Review: Essays on Empathy (PC)


Review by Harvard L.

I’m going to be honest, Essays on Empathy is precisely the kind of game which I would purchase, and then inevitably let languish in my Steam library because I’m never “in the mood”. Such has been my tendency of late when it comes to art games; there are dozens which I’ve paid money for which I love the idea of, but don’t have the mental real estate to engage with. I reason that if I’m supporting the developers, it’s fine. But there’s another side of that dynamic – the art-as-commerce assumption – which Essays on Empathy really opened my eyes to. If a game puts forward an artistic vision, but is not played; if it is bought, but left untouched – does it have value?
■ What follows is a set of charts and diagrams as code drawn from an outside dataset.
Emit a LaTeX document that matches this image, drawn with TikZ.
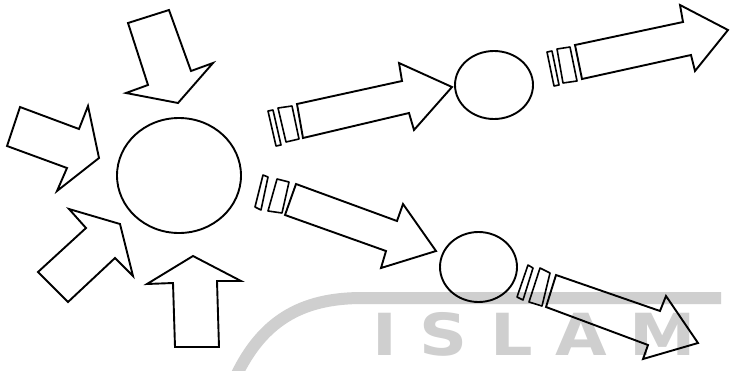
\documentclass[tikz,border=0pt]{standalone}
\usepackage{fontspec}
\usetikzlibrary{shapes.geometric}
\newfontfamily\wmfont{DejaVu Sans}
\begin{document}
\begin{tikzpicture}[x=1pt,y=-1pt,
  outl/.style={draw=black,line width=1.9pt,line join=miter},
  barl/.style={draw=black,line width=1.6pt,line join=round},
  circnode/.style={draw=black,line width=1.9pt,ellipse,inner sep=0pt,outer sep=0pt},
  wm/.style={black!19}]
\clip (0,0) rectangle (730,370);
\fill[white] (0,0) rectangle (730,370);
% watermark
\draw[wm,line width=12pt] (236,376) .. controls (262,322) and (300,298) .. (362,298) -- (721,298);
\node[wm,anchor=base west,inner sep=0pt,xscale=1.15,font=\wmfont\bfseries\fontsize{58}{58}\selectfont\addfontfeature{LetterSpace=34}] (wmtext) at (372,355) {ISLAM};
% circles
\node[circnode,minimum width=124pt,minimum height=115pt] (big) at (179,175.5) {};
\node[circnode,minimum width=78pt,minimum height=68pt] (top) at (494,85) {};
\node[circnode,minimum width=77pt,minimum height=70pt] (bot) at (478.5,267) {};
% incoming arrows
\draw[outl] (128,23) -- (169,10) -- (191,71) -- (213,63) -- (178,103) -- (126,93) -- (148,85) -- cycle;
\draw[outl] (20,107) -- (79,129) -- (88,106) -- (99,158) -- (57,191) -- (67,168) -- (7,146) -- cycle;
\draw[outl] (69,209) -- (120,224) -- (133,276) -- (115,258) -- (68,302) -- (38,272) -- (86,228) -- cycle;
\draw[outl] (193,256) -- (241,281) -- (217,281) -- (219,347) -- (175,347) -- (173,283) -- (147,284) -- cycle;
% striped arrow big -> top
\draw[outl] (297,104) -- (402,81) -- (399,63) -- (452,87) -- (414,130) -- (409,113) -- (303,138) -- cycle;
\draw[barl] (278,108) -- (292,106) -- (299,139) -- (286,142) -- cycle;
\draw[barl] (268,111) -- (273,110) -- (281,145) -- (276,146) -- cycle;
% striped arrow big -> bottom
\draw[outl] (296,184) -- (397,221) -- (403,204) -- (436,251) -- (381,268) -- (386,251) -- (285,215) -- cycle;
\draw[barl] (277,179) -- (289,182) -- (282,213) -- (268,211) -- cycle;
\draw[barl] (263,175) -- (268,177) -- (261,210) -- (255,207) -- cycle;
% striped arrow top -> out
\draw[outl] (575,45) -- (683,22) -- (680,5) -- (728,30) -- (695,71) -- (691,55) -- (582,79) -- cycle;
\draw[barl] (557,49) -- (570,47) -- (577,81) -- (563,83) -- cycle;
\draw[barl] (547,52) -- (552,51) -- (559,85) -- (554,86) -- cycle;
% striped arrow bottom -> out
\draw[outl] (556,275) -- (660,311) -- (666,296) -- (698,343) -- (643,359) -- (648,345) -- (546,307) -- cycle;
\draw[barl] (540,268) -- (550,273) -- (542,306) -- (529,302) -- cycle;
\draw[barl] (528,265) -- (533,268) -- (523,300) -- (517,297) -- cycle;
\end{tikzpicture}
\end{document}
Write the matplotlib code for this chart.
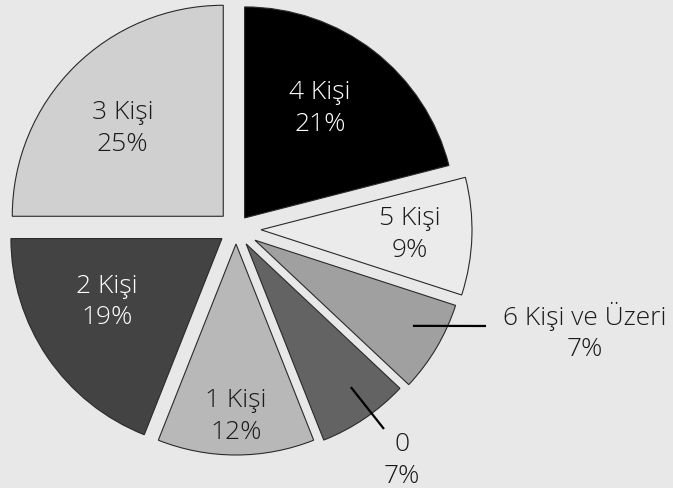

I’m getting ahead of myself.

I love collections of small games, and I hope that this and titles like Davey Wreden’s The Beginner’s Guide can serve as a proof of concept for further studios. Essays on Empathy is a collection of ten small games by Spanish studio Deconstructeam. I’m a huge fan of the team's 2018 cyberpunk title The Red Strings Club, so I was excited to see what they could pull off with a smaller scope and more space to experiment. And for the most part, the collection delivers. There are mechanics-based games like Underground Hangovers - an unconventional Metroidvania – and Engolasters, January 2021 – a wandering exploration game. There are also smaller curiosities: a son tries to connect with his father via graphic novel in The Bookshelf Limbo, a hitman learns the art of flower arrangement in Eternal Home Floristry. I love the collection for its diversity in theme and style.

But what’s more interesting to me is the way the collection itself shines a light on craft and deepens the connection between player and developer. Each game comes with design notes and a short interview with the developers where they reflect on the process of designing the game. These conversations are put into the context of where the team was at the time, and what creative vision they were aiming to execute on. Taken together in chronological order, it represents the team honing their skills, developing their preferences, and working towards a recognisable “house style”. It’s a humbling experience – all ten of the games are filled with thematic depth, but the interviews suggest even more insight that couldn’t fit into each title’s limitations.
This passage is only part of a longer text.